Tras el whodunit vino el hard boiled (o sea, el «duro de pelar»). Los tiempos habían cambiado. Estamos en la década de 1920, el mundo occidental entra en una nueva era, más urbana que rural, y con ella llega la explosión demográfica y el aumento del crimen, el Crack del 29, el auge del capitalismo con los estragos que todos conocemos... La novela policiaca se transforma en novela negra. El personaje emblemático es el detective privado y se tratan asuntos relacionados con el sexo, la violencia, la corrupción o el vicio. El tema último es la realidad social y la moral recibe un guantazo en plena cara. El género, nacido con Dashiell Hammett (Cosecha roja, La llave de cristal, etcétera), se desarrolla con autores como Raymond Chandler (El sueño eterno), William Burnett (El pequeño César) o Chester Himes.
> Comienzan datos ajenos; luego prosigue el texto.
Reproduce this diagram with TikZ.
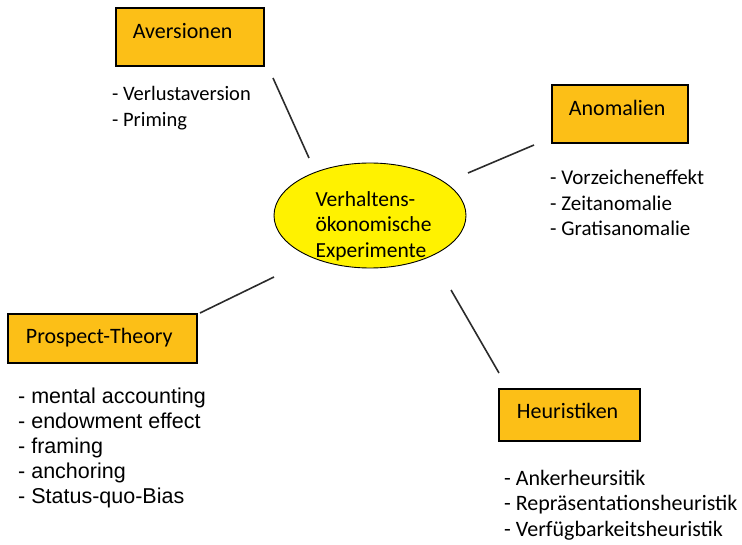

Tzvetan Todorov, en sus Nouvelles recherches sur le récit [Nuevas investigaciones sobre el relato], señaló una diferencia esencial entre el whodunit y el hard boiled: el primero excita la curiosidad yendo del efecto a la causa, mientras que el segundo crea suspense yendo de la causa al efecto.
Esta «nueva ola» de la novela policiaca arriba a las costas francesas después de la Segunda Guerra Mundial. Marcel Duhamel lanza la colección Série Noire en la editorial Gallimard y descubre al público galo a Horace McCoy (¿Acaso no matan a los caballos?) y a James M. Cain (El cartero siempre llama dos veces), entre muchos otros. El género negro francés se adaptará y verá aparecer a nuevos autores, como Léo Malet (Calle de la Estación, 120) o Jean Amila (La lune d'Omaha [La luna de Omaha]).

1946. Lauren Bacall con su por entonces marido, Humphrey Bogart, en el set de rodaje de «El sueño eterno», dirigida por Howard Hawks. Crédito: Getty Images.
La gran aportación francesa será una evolución fundamental desarrollada por un tal Jean-Patrick Manchette. Como afirma sin ambages François Guérif: «La llegada de Manchette fue como una bofetada en pleno rostro: volvió a poner la crítica social en el centro de la novela negra.» Se había acabado el folclore del «centro» a lo Jean Gabin con diálogos de Albert Simonin: la nueva novela policiaca (Nada, o Le petit bleu de la côte ouest [Balada de la Costa Oeste]) se ocupa de la ciudad, pero incluye el extrarradio, denuncia la corrupción a la francesa, pone en escena a los secretas, la lucha de clases, la marginalidad, la droga, el sexo... Este movimiento (aunque hablemos de «movimiento», sus autores conforman un grupo de lo más variopinto) auspiciará la emergencia de nuevos escritores como Didier Daeninckx (Asesinatos archivados), Frédéric H. Fajardie (Tueurs de flics [Asesinos de polis]), Thierry Jonquet (Les orpailleurs [Los buscadores de oro]), Jean-Bernard Pouy (Spinoza encule Hegel [Spinoza le da por saco a Hegel]) y otros. El detective —figura bastante artificial en Francia— cede el sitio al policía, un paso del sector privado al público bastante irónico si se tiene en cuenta el contexto, puesto que se produce en un momento en que la política francesa se dispone a avanzar decididamente en la dirección opuesta.
Después, el panorama se vuelve más confuso. ¿Es el resultado de la globalización de la literatura? ¿De un estancamiento del género? ¿Del lento alumbramiento de la posdemocracia? Sea como sea, lo cierto es que el mundo de la novela policiaca se fragmenta y resulta muy complicado encontrar un factor común indiscutible —aparte del misterio, por supuesto, una rara constante en el código genético de este organismo que no deja de mutar— entre novelas como La chica del tren de Paula Hawkins y Zulú de Caryl Férey, El código Da Vinci de Dan Brown y El Cuarteto de Los Ángeles de James Ellroy, El padrino de Mario Puzo y Tarántula de Thierry Jonquet...
En un sistema social en el que la transparencia es una virtud, la visibilidad un ideal y el secreto un motivo de sospecha, la novela policiaca es un género relativamente asincrónico: uno de los últimos sitios en los que el misterio sigue siendo una cualidad y la mentira un camino para llegar a la verdad.